The Persian Wars: The Battle for Western Civilization

Thomas L. Miller
Historian & Writer

The Persian Wars, the conflicts between the Achaemenid Persian Empire and the Greek city-states between 499 and 449 BCE, are among the most consequential military conflicts in world history. They began with the Ionian Revolt (499–493 BCE), in which the Greek cities of western Anatolia under Persian rule rebelled, supported briefly by Athens and Eretria. The Persians suppressed the revolt and then turned their attention to punishing the mainland Greeks who had aided the rebels. Under Darius I, a large Persian fleet landed at the bay of Marathon in 490 BCE and was met by an Athenian army that was outnumbered but used superior tactics and the advantage of heavily armored hoplites to route the Persians decisively. According to legend, the runner Pheidippides covered the 26 miles from Marathon to Athens to announce the victory with his final breath, hence the modern marathon race.
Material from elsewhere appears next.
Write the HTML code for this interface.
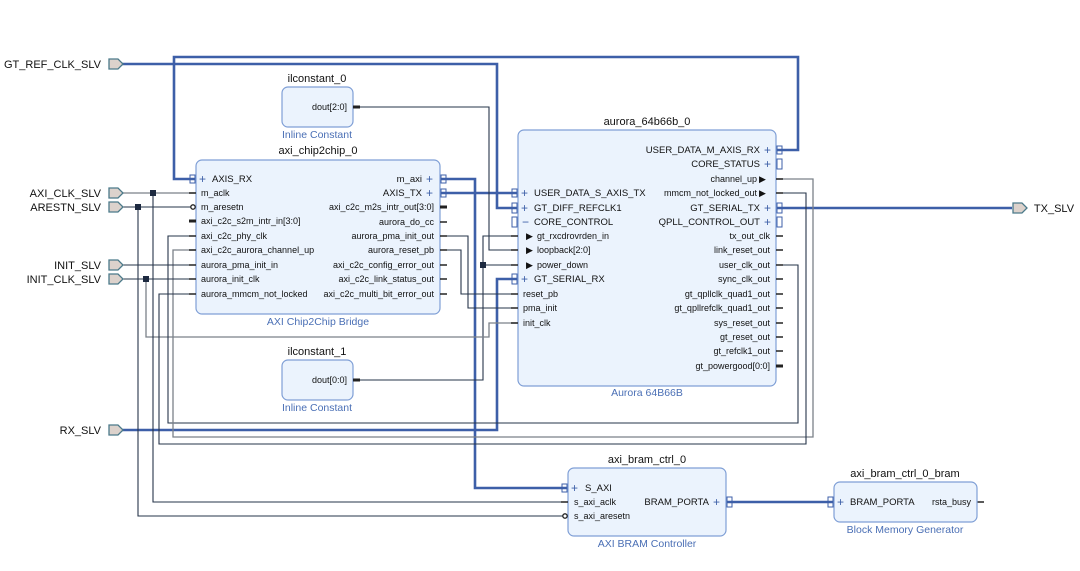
<!DOCTYPE html>
<html><head><meta charset="utf-8"><style>
html,body{margin:0;padding:0;background:#fff;}
svg{display:block;}
text{font-family:"Liberation Sans",sans-serif;}
.t{font-size:11px;fill:#111;text-anchor:middle}
.s{font-size:10.5px;fill:#4a6fb5;text-anchor:middle}
.p{font-size:9px;fill:#111}
.b{font-size:9.5px;fill:#111}
.pl{font-size:11px;fill:#111;text-anchor:end}
.box{fill:#ebf3fd;stroke:#7f9fd6;stroke-width:1.2}
.bw{fill:none;stroke:#3d5fa8;stroke-width:2.6}
.dw{fill:none;stroke:#26344a;stroke-width:1.1}
.gw{fill:none;stroke:#7b8189;stroke-width:1.3}
.port{fill:#dcd2cc;stroke:#4b7a8a;stroke-width:1.3}
.stub{stroke:#222;stroke-width:1.5}
.bus{stroke:#222;stroke-width:3}
.pl2{fill:none;stroke:#3d5fa8;stroke-width:1}
</style></head><body>
<svg width="1080" height="571" viewBox="0 0 1080 571" xmlns="http://www.w3.org/2000/svg">
<!-- wires -->
<polyline class="bw" points="776,150 798,150 798,57 174,57 174,179 196,179"/>
<polyline class="bw" points="122,64 497,64 497,208 518,208"/>
<polyline class="bw" points="440,179 475,179 475,488 568,488"/>
<polyline class="bw" points="440,193 518,193"/>
<polyline class="bw" points="122,430 497,430 497,279 518,279"/>
<polyline class="bw" points="776,208 1012,208"/>
<polyline class="bw" points="726,502 834,502"/>
<polyline class="dw" points="353,107 489,107 489,250 518,250"/>
<polyline class="dw" points="353,380 483,380 483,236 518,236"/>
<polyline class="dw" points="483,265 518,265"/>
<rect x="480" y="262" width="6" height="6" fill="#1d2a40"/>
<polyline class="dw" points="440,236 468,236 468,308 518,308"/>
<polyline class="dw" points="440,250 461,250 461,294 518,294"/>
<polyline class="gw" points="518,323 489,323 489,337 146,337 146,279"/>
<polyline class="dw" points="776,265 798,265 798,423 168,423 168,236 196,236"/>
<polyline class="gw" points="776,179 813,179 813,437 173,437 173,250 196,250"/>
<polyline class="dw" points="776,193 806,193 806,444 159,444 159,294 196,294"/>
<polyline class="gw" points="122,193 196,193"/>
<polyline class="dw" points="153,193 153,502 568,502"/>
<polyline class="dw" points="122,207 196,207"/>
<polyline class="dw" points="138,207 138,516 568,516"/>
<polyline class="dw" points="122,265 196,265"/>
<polyline class="dw" points="122,279 196,279"/>
<rect x="150" y="190" width="6" height="6" fill="#1d2a40"/>
<rect x="135" y="204" width="6" height="6" fill="#1d2a40"/>
<rect x="143" y="276" width="6" height="6" fill="#1d2a40"/>
<line class="stub" x1="977" y1="502" x2="984" y2="502"/>

<!-- external ports -->
<g>
<path class="port" d="M109,59 h9 l5,5 l-5,5 h-9 z"/>
<path class="port" d="M109,188 h9 l5,5 l-5,5 h-9 z"/>
<path class="port" d="M109,202 h9 l5,5 l-5,5 h-9 z"/>
<path class="port" d="M109,260 h9 l5,5 l-5,5 h-9 z"/>
<path class="port" d="M109,274 h9 l5,5 l-5,5 h-9 z"/>
<path class="port" d="M109,425 h9 l5,5 l-5,5 h-9 z"/>
<path class="port" d="M1013,203 h9 l5,5 l-5,5 h-9 z"/>
<text class="pl" x="101" y="68">GT_REF_CLK_SLV</text>
<text class="pl" x="101" y="197">AXI_CLK_SLV</text>
<text class="pl" x="101" y="211">ARESTN_SLV</text>
<text class="pl" x="101" y="269">INIT_SLV</text>
<text class="pl" x="101" y="283">INIT_CLK_SLV</text>
<text class="pl" x="101" y="434">RX_SLV</text>
<text class="t" x="1054" y="212">TX_SLV</text>
</g>

<!-- ilconstant_0 -->
<text class="t" x="317" y="82">ilconstant_0</text>
<rect class="box" x="282" y="87" width="71" height="40" rx="6"/>
<text class="p" x="347" y="110" text-anchor="end">dout[2:0]</text>
<line class="bus" x1="353" y1="107" x2="360" y2="107"/>
<text class="s" x="317" y="138">Inline Constant</text>

<!-- ilconstant_1 -->
<text class="t" x="317" y="355">ilconstant_1</text>
<rect class="box" x="282" y="360" width="71" height="40" rx="6"/>
<text class="p" x="347" y="383" text-anchor="end">dout[0:0]</text>
<line class="bus" x1="353" y1="380" x2="360" y2="380"/>
<text class="s" x="317" y="411">Inline Constant</text>

<!-- chip2chip -->
<text class="t" x="318" y="154">axi_chip2chip_0</text>
<rect class="box" x="196" y="160" width="244" height="154" rx="6"/>
<text class="s" x="318" y="325">AXI Chip2Chip Bridge</text>
<g class="b">
<text x="212" y="182">AXIS_RX</text>
<text class="p" x="201" y="196">m_aclk</text>
<text class="p" x="201" y="210">m_aresetn</text>
<text class="p" x="201" y="224">axi_c2c_s2m_intr_in[3:0]</text>
<text class="p" x="201" y="239">axi_c2c_phy_clk</text>
<text class="p" x="201" y="253">axi_c2c_aurora_channel_up</text>
<text class="p" x="201" y="268">aurora_pma_init_in</text>
<text class="p" x="201" y="282">aurora_init_clk</text>
<text class="p" x="201" y="297">aurora_mmcm_not_locked</text>
</g>
<g text-anchor="end">
<text class="b" x="422" y="182">m_axi</text>
<text class="b" x="422" y="196">AXIS_TX</text>
<text class="p" x="434" y="210">axi_c2c_m2s_intr_out[3:0]</text>
<text class="p" x="434" y="225">aurora_do_cc</text>
<text class="p" x="434" y="239">aurora_pma_init_out</text>
<text class="p" x="434" y="253">aurora_reset_pb</text>
<text class="p" x="434" y="268">axi_c2c_config_error_out</text>
<text class="p" x="434" y="282">axi_c2c_link_status_out</text>
<text class="p" x="434" y="297">axi_c2c_multi_bit_error_out</text>
</g>
<g fill="#3d5fa8" font-size="12" font-family="Liberation Sans">
<text x="199" y="183">+</text><text x="426" y="183">+</text><text x="426" y="197">+</text>
</g>
<g class="pl2"><rect x="190" y="175" width="5" height="8"/><rect x="441" y="175" width="5" height="8"/><rect x="441" y="189" width="5" height="8"/></g>
<line class="stub" x1="189" y1="193" x2="196" y2="193"/>
<circle cx="193" cy="207" r="2.2" fill="#fff" stroke="#222" stroke-width="1.3"/>
<line class="bus" x1="189" y1="221" x2="196" y2="221"/>
<line class="stub" x1="189" y1="236" x2="196" y2="236"/>
<line class="stub" x1="189" y1="250" x2="196" y2="250"/>
<line class="stub" x1="189" y1="265" x2="196" y2="265"/>
<line class="stub" x1="189" y1="279" x2="196" y2="279"/>
<line class="stub" x1="189" y1="294" x2="196" y2="294"/>
<line class="bus" x1="440" y1="207" x2="447" y2="207"/>
<line class="stub" x1="440" y1="222" x2="447" y2="222"/>
<line class="stub" x1="440" y1="236" x2="447" y2="236"/>
<line class="stub" x1="440" y1="250" x2="447" y2="250"/>
<line class="stub" x1="440" y1="265" x2="447" y2="265"/>
<line class="stub" x1="440" y1="279" x2="447" y2="279"/>
<line class="stub" x1="440" y1="294" x2="447" y2="294"/>

<!-- aurora -->
<text class="t" x="647" y="125">aurora_64b66b_0</text>
<rect class="box" x="518" y="130" width="258" height="256" rx="6"/>
<text class="s" x="647" y="396">Aurora 64B66B</text>
<g fill="#3d5fa8" font-size="12" font-family="Liberation Sans">
<text x="521" y="197">+</text><text x="521" y="212">+</text><text x="522" y="226">−</text><text x="521" y="283">+</text>
<text x="764" y="154">+</text><text x="764" y="168">+</text><text x="764" y="212">+</text><text x="764" y="226">+</text>
</g>
<text class="b" x="534" y="196">USER_DATA_S_AXIS_TX</text>
<text class="b" x="534" y="211">GT_DIFF_REFCLK1</text>
<text class="b" x="534" y="225">CORE_CONTROL</text>
<text class="b" x="534" y="282">GT_SERIAL_RX</text>
<g font-size="9" fill="#111">
<text x="526" y="239">▶</text><text x="537" y="239">gt_rxcdrovrden_in</text>
<text x="526" y="253">▶</text><text x="537" y="253">loopback[2:0]</text>
<text x="526" y="268">▶</text><text x="537" y="268">power_down</text>
<text x="523" y="297">reset_pb</text>
<text x="523" y="311">pma_init</text>
<text x="523" y="326">init_clk</text>
</g>
<g text-anchor="end">
<text class="b" x="760" y="153">USER_DATA_M_AXIS_RX</text>
<text class="b" x="760" y="167">CORE_STATUS</text>
<text class="p" x="757" y="182">channel_up</text>
<text class="p" x="757" y="196">mmcm_not_locked_out</text>
<text class="b" x="760" y="211">GT_SERIAL_TX</text>
<text class="b" x="760" y="225">QPLL_CONTROL_OUT</text>
<text class="p" x="770" y="239">tx_out_clk</text>
<text class="p" x="770" y="253">link_reset_out</text>
<text class="p" x="770" y="268">user_clk_out</text>
<text class="p" x="770" y="282">sync_clk_out</text>
<text class="p" x="770" y="297">gt_qpllclk_quad1_out</text>
<text class="p" x="770" y="311">gt_qpllrefclk_quad1_out</text>
<text class="p" x="770" y="326">sys_reset_out</text>
<text class="p" x="770" y="340">gt_reset_out</text>
<text class="p" x="770" y="354">gt_refclk1_out</text>
<text class="p" x="770" y="369">gt_powergood[0:0]</text>
</g>
<g font-size="9" fill="#111"><text x="759" y="182">▶</text><text x="759" y="196">▶</text></g>
<g class="pl2">
<rect x="512" y="189" width="5" height="8"/><rect x="512" y="203" width="5" height="10"/><rect x="512" y="217" width="5" height="10"/><rect x="512" y="274" width="5" height="10"/>
<rect x="777" y="146" width="5" height="8"/><rect x="777" y="159" width="5" height="10"/><rect x="777" y="203" width="5" height="10"/><rect x="777" y="217" width="5" height="10"/>
</g>
<g class="stub">
<line x1="511" y1="294" x2="518" y2="294"/><line x1="511" y1="308" x2="518" y2="308"/><line x1="511" y1="323" x2="518" y2="323"/>
<line x1="511" y1="236" x2="518" y2="236"/><line x1="511" y1="250" x2="518" y2="250"/><line x1="511" y1="265" x2="518" y2="265"/>
<line x1="776" y1="179" x2="783" y2="179"/><line x1="776" y1="193" x2="783" y2="193"/>
<line x1="776" y1="236" x2="783" y2="236"/><line x1="776" y1="250" x2="783" y2="250"/><line x1="776" y1="265" x2="783" y2="265"/>
<line x1="776" y1="279" x2="783" y2="279"/><line x1="776" y1="294" x2="783" y2="294"/><line x1="776" y1="308" x2="783" y2="308"/>
<line x1="776" y1="323" x2="783" y2="323"/><line x1="776" y1="337" x2="783" y2="337"/><line x1="776" y1="351" x2="783" y2="351"/>
</g>
<line class="bus" x1="776" y1="366" x2="783" y2="366"/>

<!-- bram ctrl -->
<text class="t" x="647" y="463">axi_bram_ctrl_0</text>
<rect class="box" x="568" y="468" width="158" height="68" rx="6"/>
<text class="s" x="647" y="547">AXI BRAM Controller</text>
<text fill="#3d5fa8" font-size="12" x="571" y="492" font-family="Liberation Sans">+</text>
<text class="b" x="585" y="491">S_AXI</text>
<text class="p" x="574" y="505">s_axi_aclk</text>
<text class="p" x="574" y="519">s_axi_aresetn</text>
<text class="b" x="709" y="505" text-anchor="end">BRAM_PORTA</text>
<text fill="#3d5fa8" font-size="12" x="713" y="506" font-family="Liberation Sans">+</text>
<rect class="pl2" x="562" y="484" width="5" height="8"/>
<rect class="pl2" x="727" y="497" width="5" height="10"/>
<line class="stub" x1="561" y1="502" x2="568" y2="502"/>
<circle cx="565" cy="516" r="2.2" fill="#fff" stroke="#222" stroke-width="1.3"/>

<!-- bram -->
<text class="t" x="905" y="477">axi_bram_ctrl_0_bram</text>
<rect class="box" x="834" y="482" width="143" height="40" rx="6"/>
<text class="s" x="905" y="533">Block Memory Generator</text>
<rect class="pl2" x="828" y="497" width="5" height="10"/>
<text fill="#3d5fa8" font-size="12" x="837" y="506" font-family="Liberation Sans">+</text>
<text class="b" x="850" y="505">BRAM_PORTA</text>
<text class="p" x="971" y="505" text-anchor="end">rsta_busy</text>
</svg>
</body></html>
The Second Persian invasion (480–479 BCE) was on a vastly larger scale. Darius's son Xerxes assembled an enormous army (ancient sources claim millions; modern estimates range from 100,000 to 300,000) and marched it through Thrace and Macedonia into Greece. The decisive early land engagement came at Thermopylae, where the narrow pass was held by Leonidas's 300 Spartans and their allies for three days (see also our post on Sparta). The naval battle at Artemisium was fought simultaneously. After Thermopylae fell and the Persians advanced on Athens, the Athenians followed the Oracle at Delphi's advice, evacuated their city, and concentrated their naval power. Athens was burned.
The turning point of the entire war came in the narrow straits of Salamis in September 480 BCE. The Athenian commander Themistocles lured the Persian fleet into the narrow waters where their numerical advantage was negated, and the smaller, more maneuverable Greek triremes destroyed the Persian fleet in a day-long battle. Xerxes, watching from a golden throne on the hillside above, saw his naval power broken. He retreated to Persia with most of his army, leaving his general Mardonius to winter in Greece. The following summer, at the Battle of Plataea (479 BCE), the Persian land forces were decisively defeated by a Greek alliance led by the Spartan regent Pausanias. The invasion was over.
The Persian Wars became the central event in Greek historical memory, the moment when the free city-states of Greece defeated the greatest empire in the known world. Their significance is hard to exaggerate: if Persia had won, the Athenian democracy, the philosophical tradition, the dramatic tradition, and the artistic achievements of the classical period might never have developed as they did. The Western tradition of depicting the wars as a conflict between Eastern despotism and Western freedom is, of course, an oversimplification, as Persian governance was often more tolerant and sophisticated than this framing suggests, but the Greek victory did preserve the particular conditions in which the classical flowering occurred. Herodotus, the "Father of History," wrote his Histories primarily as an account of the Persian Wars, establishing historical writing itself as a discipline in the process.